## What needs to be done
Leave out the pictures, and write out exactly the lines from the beginning of the material to the line holding "plt.rcParams['font.family'] = ['Liberation", that line included, and nothing else.

[Records excerpted from a collection]
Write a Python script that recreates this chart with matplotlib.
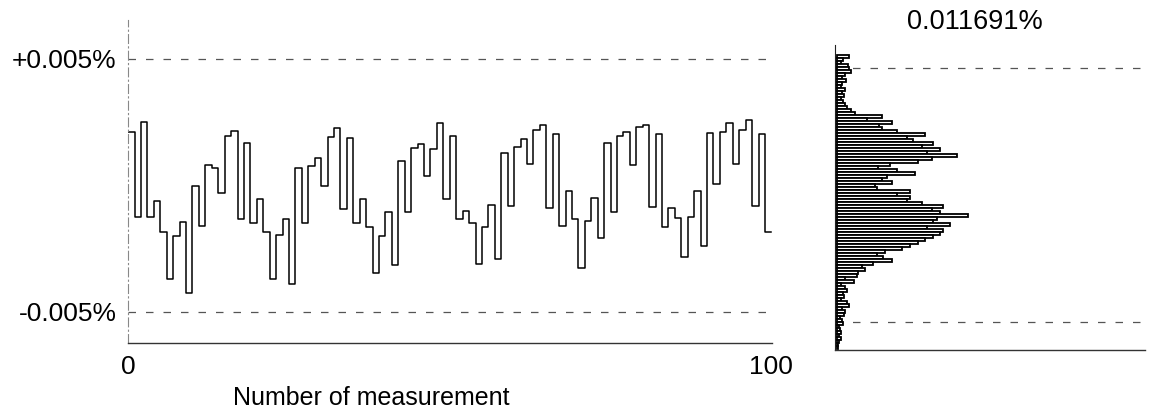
import numpy as np
import matplotlib.pyplot as plt

plt.rcParams['font.family'] = ['Liberation Sans', 'DejaVu Sans']

# deviation of each measurement, in units of 0.001 %
deviation = [2.11, -1.25, 2.51, -1.25, -0.61, -1.84, -3.70, -2.00, -1.44, -4.25,
             -0.02, -1.60, 0.81, 0.69, -0.30, 1.96, 2.15, -1.32, 1.68, -1.48,
             -0.53, -1.84, -3.70, -1.96, -1.32, -3.89, 0.69, -1.48, 0.77, 1.09,
             -0.02, 1.92, 2.27, -0.93, 1.88, -1.48, -0.53, -1.64, -3.46, -2.00,
             -1.05, -3.14, 0.97, -1.05, 1.48, 1.64, 0.38, 1.44, 2.47, -0.53,
             1.96, -1.32, -1.01, -1.48, -3.10, -1.64, -0.77, -2.91, 1.28, -0.81,
             1.52, 1.84, 0.85, 2.19, 2.39, -0.89, 2.04, -1.60, -0.22, -1.32,
             -3.26, -1.40, -0.49, -2.08, 1.68, -1.05, 1.96, 2.11, 0.81, 2.31,
             2.39, -0.85, 2.04, -1.64, -0.89, -1.28, -2.83, -1.25, -0.22, -2.39,
             2.08, 0.06, 2.11, 2.47, 0.85, 2.19, 2.59, -0.81, 2.04, -1.84]

# histogram counts (relative bar length), from the top bin down
hist_counts = [12, 6, 4, 11, 12, 14, 8, 5, 9, 5,
               4, 8, 5, 7, 4, 6, 8, 10, 14, 18,
               45, 30, 55, 42, 45, 60, 88, 70, 76, 96,
               85, 103, 90, 120, 95, 81, 53, 41, 60, 78,
               50, 45, 55, 38, 40, 73, 60, 73, 70, 85,
               106, 95, 103, 131, 100, 96, 113, 90, 106, 103,
               96, 88, 81, 73, 65, 48, 40, 46, 55, 36,
               25, 28, 21, 20, 8, 17, 4, 8, 10, 6,
               7, 4, 10, 12, 5, 8, 7, 3, 5, 6,
               2, 3, 4, 2, 4, 2, 1, 1]
hist_hi = 5.51
hist_span = 11.56

limit_ticks = [-5, 5]
limit_labels = ['-0.005%', '+0.005%']
hist_title = '0.011691%'

fig = plt.figure(figsize=(11.54, 4.12), dpi=100)

# left: time series
ax = fig.add_axes([0.1105, 0.1675, 0.5585, 0.784])
n = len(deviation)
xs = np.arange(n + 1)
ax.step(xs, deviation + [deviation[-1]], where='post', color='black', lw=1.1)
for v in limit_ticks:
    ax.axhline(v, color='#555555', lw=0.9, ls=(0, (6, 8)))
ax.set_xlim(-0.1, 100.1)
ax.set_ylim(-6.23, 6.54)
ax.set_xticks([0, 100])
ax.set_xticklabels(['0', '100'], fontsize=19)
ax.set_yticks(limit_ticks)
ax.set_yticklabels(limit_labels, fontsize=19)
ax.tick_params(length=0, pad=9)
ax.tick_params(axis='y', pad=8)
for s in ['top', 'right']:
    ax.spines[s].set_visible(False)
ax.spines['left'].set_color('#888888')
ax.spines['left'].set_linestyle((0, (8, 3, 1, 3)))
ax.spines['left'].set_linewidth(0.8)
ax.spines['bottom'].set_color('#333333')
ax.spines['bottom'].set_linewidth(1.0)
fig.text(371 / 1154, 1 - 398 / 412, 'Number of measurement', ha='center', va='center', fontsize=18)

# right: histogram
ah = fig.add_axes([0.7236, 0.1505, 0.2686, 0.7403])
nb = len(hist_counts)
bh = hist_span / nb
centers = hist_hi - bh * (np.arange(nb) + 0.5)
for v in limit_ticks:
    ah.axhline(v, color='#555555', lw=0.9, ls=(0, (6, 8)), zorder=0)
ah.barh(centers, hist_counts, height=bh, left=0, color='white', edgecolor='black', lw=1.3)
ah.set_xlim(-2, 308)
ah.set_ylim(-6.10, 5.91)
ah.set_xticks([])
ah.set_yticks([])
for s in ['top', 'right']:
    ah.spines[s].set_visible(False)
ah.spines['left'].set_color('#222222')
ah.spines['bottom'].set_color('#333333')
ah.spines['bottom'].set_linewidth(1.0)
fig.text(975 / 1154, 1 - 22 / 412, hist_title, ha='center', va='center', fontsize=19.5)

fig.savefig('out.png', dpi=100)
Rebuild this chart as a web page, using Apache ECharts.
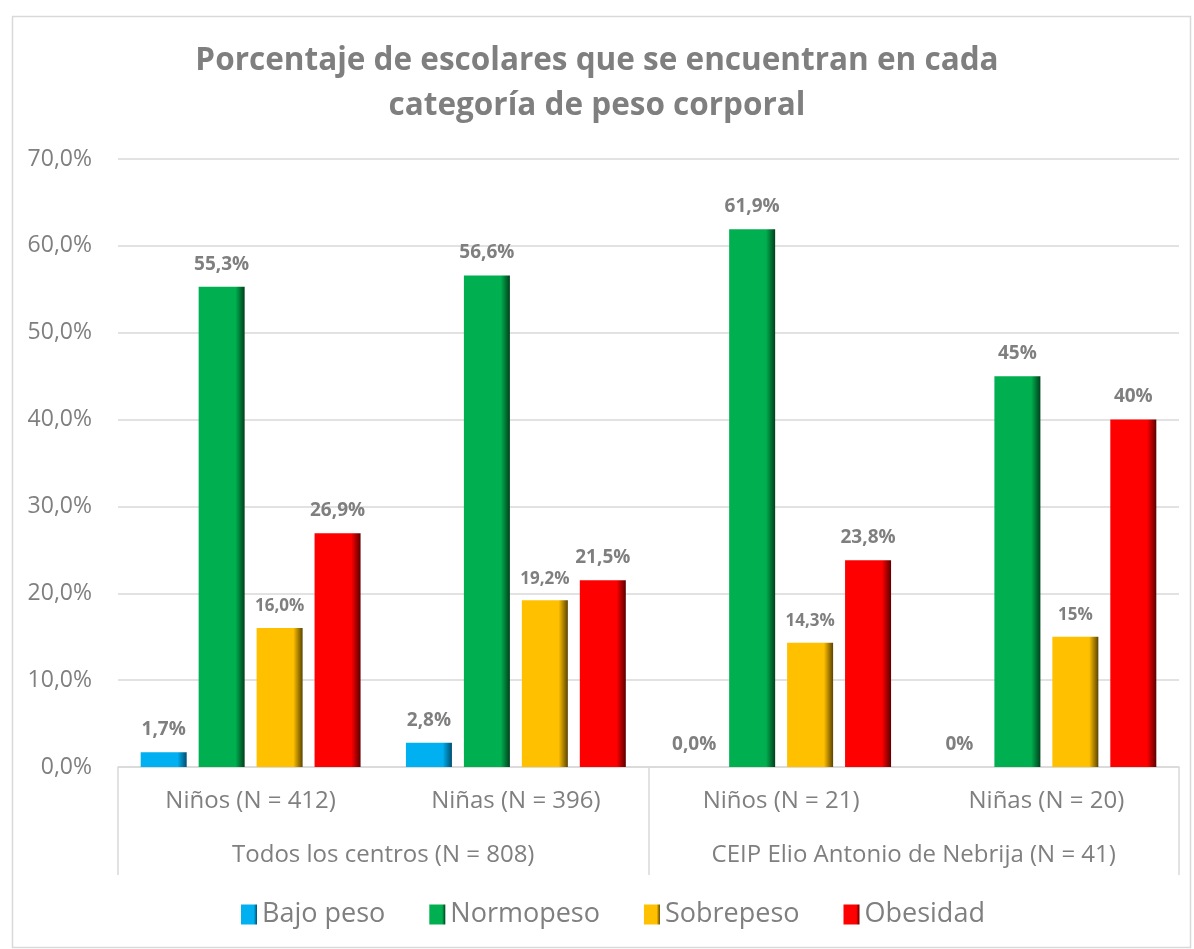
<!DOCTYPE html>
<html>
<head>
<meta charset="utf-8">
<script src="https://cdn.jsdelivr.net/npm/echarts@6/dist/echarts.min.js"></script>
<style>
  html, body { margin: 0; padding: 0; background: #fff; }
  #chart { width: 1194px; height: 949px; }
</style>
</head>
<body>
<div id="chart"></div>
<script>
const subCategories = ["Niños (N = 412)", "Niñas (N = 396)", "Niños (N = 21)", "Niñas (N = 20)"];
const groupCategories = ["Todos los centros (N = 808)", "CEIP Elio Antonio de Nebrija (N = 41)"];
const labelDecimals = [1, 1, 1, 0];

const bajoPeso = [1.7, 2.8, 0, 0];
const normopeso = [55.3, 56.6, 61.9, 45];
const sobrepeso = [16.0, 19.2, 14.3, 15];
const obesidad = [26.9, 21.5, 23.8, 40];

const gray = "#7f7f7f";
const lineGray = "#d9d9d9";
const font = "Open Sans";

const chart = echarts.init(document.getElementById("chart"));

// Excel-like bevel: flat face, dark right edge
function bevel(base, dark) {
  return {
    type: "linear", x: 0, y: 0, x2: 1, y2: 0,
    colorStops: [
      { offset: 0, color: base },
      { offset: 0.8, color: base },
      { offset: 1, color: dark },
    ],
  };
}

function barSeries(name, data, base, dark, labelSize) {
  return {
    name,
    type: "bar",
    data,
    barWidth: 46,
    barGap: "26%",
    itemStyle: { color: bevel(base, dark) },
    label: {
      show: true,
      position: "top",
      distance: 13,
      color: gray,
      fontFamily: font,
      fontWeight: "bold",
      fontSize: labelSize,
      formatter: (p) => p.value.toFixed(labelDecimals[p.dataIndex]).replace(".", ",") + "%",
    },
  };
}

chart.setOption({
  animation: false,
  textStyle: { fontFamily: font },
  title: {
    text: "Porcentaje de escolares que se encuentran en cada\ncategoría de peso corporal",
    left: "center",
    top: 34,
    textStyle: { color: gray, fontSize: 31.5, fontWeight: "bold", lineHeight: 45, fontFamily: font },
  },
  legend: {
    bottom: 16,
    left: 236,
    itemWidth: 16,
    itemHeight: 20,
    itemGap: 44,
    icon: "rect",
    textStyle: { color: gray, fontSize: 27, fontFamily: font },
    data: ["Bajo peso", "Normopeso", "Sobrepeso", "Obesidad"],
  },
  grid: { left: 118, right: 15, top: 159, bottom: 182 },
  xAxis: [
    {
      type: "category",
      data: subCategories,
      axisLine: { show: true, lineStyle: { color: lineGray, width: 1.5 } },
      axisTick: { show: false },
      axisLabel: { color: gray, fontSize: 24, margin: 22, fontFamily: font },
    },
    {
      type: "category",
      data: groupCategories,
      position: "bottom",
      axisLine: { show: false },
      axisTick: { show: true, length: 108, lineStyle: { color: lineGray, width: 1.5 } },
      axisLabel: { color: gray, fontSize: 24, margin: 76, fontFamily: font },
    },
  ],
  yAxis: {
    type: "value",
    min: 0,
    max: 70,
    interval: 10,
    axisLine: { show: false },
    axisTick: { show: false },
    splitLine: { lineStyle: { color: lineGray, width: 1.5 } },
    axisLabel: {
      color: gray,
      fontSize: 23,
      margin: 26,
      fontFamily: font,
      formatter: (v) => v.toFixed(1).replace(".", ",") + "%",
    },
  },
  graphic: [
    {
      type: "rect",
      left: 10,
      top: 14,
      shape: { width: 1178, height: 931 },
      style: { fill: null, stroke: lineGray, lineWidth: 1.5 },
      silent: true,
    },
  ],
  series: [
    barSeries("Bajo peso", bajoPeso, "#00b0f0", "#004f70", 19),
    barSeries("Normopeso", normopeso, "#00b050", "#00401c", 19),
    barSeries("Sobrepeso", sobrepeso, "#ffc000", "#5c4400", 17),
    barSeries("Obesidad", obesidad, "#ff0000", "#5c0000", 19),
  ],
});

window.addEventListener("resize", () => chart.resize());
</script>
</body>
</html>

## Answer for the task
Write a Python script that recreates this chart with matplotlib.
import numpy as np
import matplotlib.pyplot as plt

plt.rcParams['font.family'] = ['Liberation Sans', 'DejaVu Sans']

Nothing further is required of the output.